Exercise aim: Identify, in the records below, every line where the string "chart" appears, and copy each such line.

Stored data:
++++++++
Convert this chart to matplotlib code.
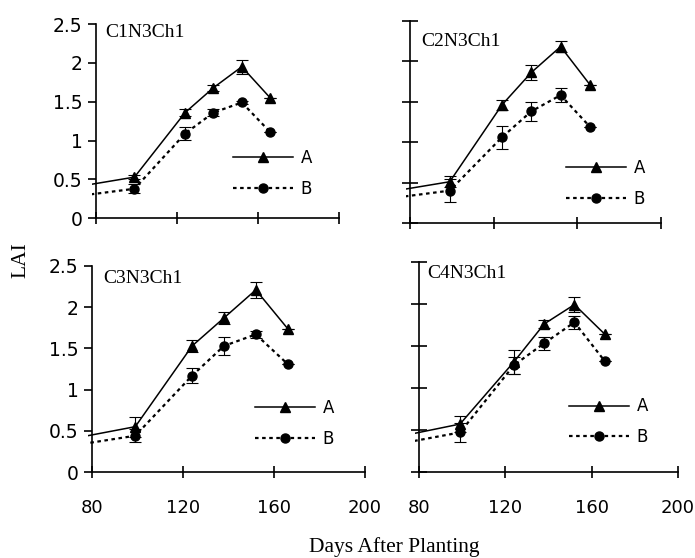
++++++++
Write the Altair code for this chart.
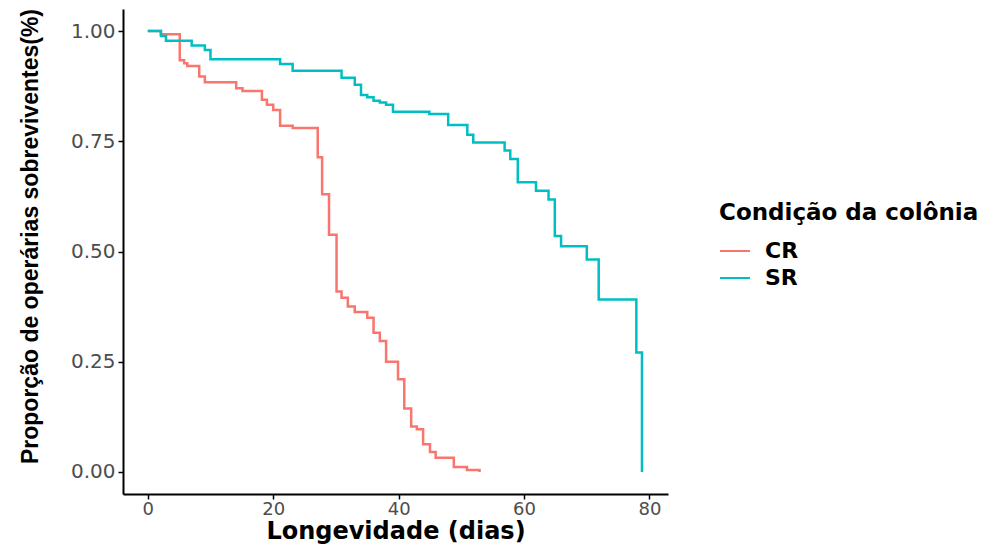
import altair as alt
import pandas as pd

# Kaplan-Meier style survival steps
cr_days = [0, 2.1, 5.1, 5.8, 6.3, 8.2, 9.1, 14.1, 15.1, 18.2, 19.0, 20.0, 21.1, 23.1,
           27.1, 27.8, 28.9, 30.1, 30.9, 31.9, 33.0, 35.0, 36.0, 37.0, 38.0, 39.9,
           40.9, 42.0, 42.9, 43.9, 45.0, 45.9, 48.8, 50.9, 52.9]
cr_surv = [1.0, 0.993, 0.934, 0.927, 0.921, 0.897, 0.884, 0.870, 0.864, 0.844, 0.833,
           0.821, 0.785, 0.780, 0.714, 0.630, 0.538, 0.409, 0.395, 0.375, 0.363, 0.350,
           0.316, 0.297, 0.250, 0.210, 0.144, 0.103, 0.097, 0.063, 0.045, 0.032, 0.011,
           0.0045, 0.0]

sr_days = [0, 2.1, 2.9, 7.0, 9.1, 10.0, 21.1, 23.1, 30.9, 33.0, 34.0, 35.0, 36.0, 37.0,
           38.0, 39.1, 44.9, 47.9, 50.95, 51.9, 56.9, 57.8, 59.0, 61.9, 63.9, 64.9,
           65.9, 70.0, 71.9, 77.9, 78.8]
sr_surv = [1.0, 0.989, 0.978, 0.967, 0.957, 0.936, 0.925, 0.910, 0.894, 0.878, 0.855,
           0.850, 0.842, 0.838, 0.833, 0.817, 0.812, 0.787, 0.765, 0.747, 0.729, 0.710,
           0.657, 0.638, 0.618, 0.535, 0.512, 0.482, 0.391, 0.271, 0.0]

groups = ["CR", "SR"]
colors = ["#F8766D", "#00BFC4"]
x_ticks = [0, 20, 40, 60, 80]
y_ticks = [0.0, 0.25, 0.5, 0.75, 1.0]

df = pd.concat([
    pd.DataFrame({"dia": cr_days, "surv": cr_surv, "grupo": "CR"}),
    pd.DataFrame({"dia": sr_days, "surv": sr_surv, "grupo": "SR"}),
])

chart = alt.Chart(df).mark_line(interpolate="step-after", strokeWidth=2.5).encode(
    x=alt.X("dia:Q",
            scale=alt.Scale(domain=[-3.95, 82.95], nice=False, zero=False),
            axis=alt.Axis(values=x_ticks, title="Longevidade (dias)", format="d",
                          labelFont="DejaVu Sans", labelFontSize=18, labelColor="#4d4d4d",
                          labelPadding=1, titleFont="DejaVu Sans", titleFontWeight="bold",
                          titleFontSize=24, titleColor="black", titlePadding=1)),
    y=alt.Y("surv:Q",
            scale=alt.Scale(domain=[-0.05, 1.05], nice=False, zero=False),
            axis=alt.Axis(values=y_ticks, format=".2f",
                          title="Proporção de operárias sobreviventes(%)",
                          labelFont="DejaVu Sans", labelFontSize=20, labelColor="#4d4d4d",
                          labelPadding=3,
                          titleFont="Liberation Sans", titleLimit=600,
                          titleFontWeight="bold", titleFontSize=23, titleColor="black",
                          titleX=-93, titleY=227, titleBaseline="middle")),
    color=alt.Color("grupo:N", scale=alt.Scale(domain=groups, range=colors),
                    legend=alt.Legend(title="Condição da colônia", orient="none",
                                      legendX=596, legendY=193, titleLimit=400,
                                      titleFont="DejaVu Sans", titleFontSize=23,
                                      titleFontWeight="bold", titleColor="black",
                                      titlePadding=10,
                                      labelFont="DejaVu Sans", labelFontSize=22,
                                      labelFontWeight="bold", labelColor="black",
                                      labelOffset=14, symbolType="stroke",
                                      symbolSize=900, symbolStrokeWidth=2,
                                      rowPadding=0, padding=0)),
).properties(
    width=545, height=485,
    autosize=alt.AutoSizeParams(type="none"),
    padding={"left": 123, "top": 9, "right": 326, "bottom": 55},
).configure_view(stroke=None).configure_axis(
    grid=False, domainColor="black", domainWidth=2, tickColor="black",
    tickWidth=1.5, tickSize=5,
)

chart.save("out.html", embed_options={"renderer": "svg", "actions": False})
++++++++
Expected answer:
Convert this chart to matplotlib code.
Write the Altair code for this chart.
chart = alt.Chart(df).mark_line(interpolate="step-after", strokeWidth=2.5).encode(
chart.save("out.html", embed_options={"renderer": "svg", "actions": False})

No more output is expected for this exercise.